Schlange stehen zur Erlösung
Sonderangebotsaktion im Supermarkt kurz vor Ostern: 20% Rabatt auf alles. Alles rennet, rettet, stürzt sich auf die Sachen. An den Regalen ein einziges Grabschen. Die Supermarktkassen sind völlig überlastet. Von geordnet Schlange stehen kann keine Rede sein. Menschen mit ihren überbordend gefüllten Einkaufswagen schieben von allen Seiten auf die Kassen zu. Die Hinterfrau fährt einem mit schöner Regelmäßigkeit in die Hacken. Gleichzeitig ist man vorne damit beschäftigt, den eigenen Einkaufswagen als Schutzwall gegen Drängler von der Seite einzusetzen. Wehe, wenn man einen reinlässt! Dann gerät man hoffnungslos ins Hintertreffen.
Um sich die Dinge zum Leben zu sichern, kann man einen erstaunlichen Ehrgeiz an den Tag legen. Gibt es eigentlich einen ähnlichen Ehrgeiz auch für das, was nicht so greifbar ist? Altmodisch gefragt: Jage ich meinem Seelenheil genauso wildentschlossen nach wie den Schnäppchen im Supermarkt?
Unter den Jüngern Jesu gab es zwei, die drängelten geradezu danach, sich die besten Plätze im Himmel zu sichern. Die Brüder Jakobus und Johannes hatten den Beinamen „Donnersöhne“. Man kann sich vorstellen, dass sie immer mit großem „Hallo, hier kommen wir!“-Getöse zur Stelle waren. Sie wollten nicht nur auf Erden vorne dran sein. Sie gingen zu Jesus und baten ihn: „Gib uns, dass wir sitzen einer zu deiner Rechten und einer zu deiner Linken in deiner Herrlichkeit.“ (Markus 10, 37)
Eigentlich eine hinterhältige Tour. Jesus beiseite nehmen und ohne die anderen Jüngern mit ihm die Ehrenplätze in der himmlischen VIP-Lounge aushandeln wollen. Konkurrenzdenken bis in alle Ewigkeit.
Gleichzeitig beeindruckend, diese Energie der beiden nicht nur für das, was hier und jetzt ist, sondern auch für das, was über dieses Leben hinausreicht. Geht das? Sich einen Platz im Himmel sichern? Es muss ja nicht gleich der Ehrenplatz zur Rechten oder Linken von Jesus sein. Aber das Gefühl, etwas für die eigene Erlösung tun zu können, wäre schon beruhigend.

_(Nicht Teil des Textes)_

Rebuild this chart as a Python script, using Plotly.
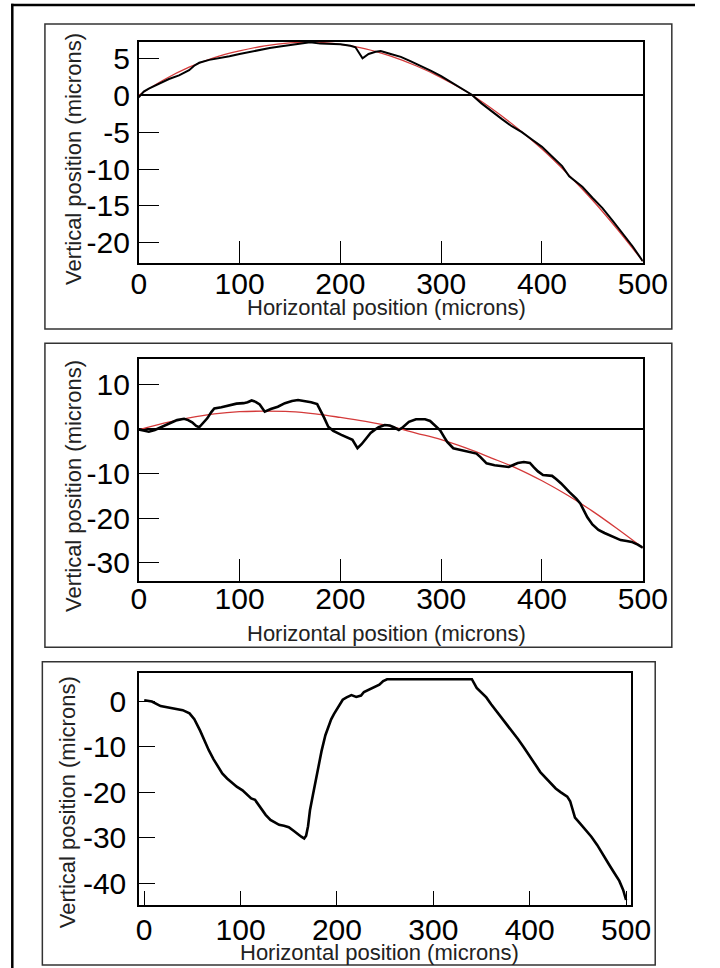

Wir sind mitten in der Karwoche. Kann ich bis Ostern etwas tun, damit ich mehr davon habe, vom Osterlicht, von der Hoffnung auf ein Leben nach dem Tod, von der Erlösung von allem, was das Leben hier manchmal unendlich schwer macht?
Jesus antwortet den Donnersöhnen, die so sehr um die besten Plätze im Himmel buhlen. Er ruft auch die anderen Jünger zu sich. Keine Seitengespräche, keine Geheimverhandlungen unter sechs Augen. Alle sollen hören, was Jesus zu sagen hat: In der Welt gibt es viel Drängeln, sich mit aller Gewalt durchsetzen und nach vorne schieben. So soll es unter euch nicht sein. Wer groß sein will unter euch, der soll euer Diener sein; wer unter euch der Erste sein will, der soll aller Knecht sein. (Markus 10, 43 f)
Im Himmel ist mal wieder alles anders als auf Erden: Wer groß sein will, muss den anderen Platz machen. Wer Erster sein will, muss die anderen vorlassen und sich hinten anstellen. Ohne Angst, dass man deswegen leer ausgeht oder auf der Strecke bleibt. Nicht hamstern und Vorteil sichern, sondern mit Grazie geben. Das kann ich wohl schon jetzt tun, um gelöster, vielleicht auch erlöster zu leben. Selbst in der Supermarktschlange gilt: Wie im Himmel, so auf Erden.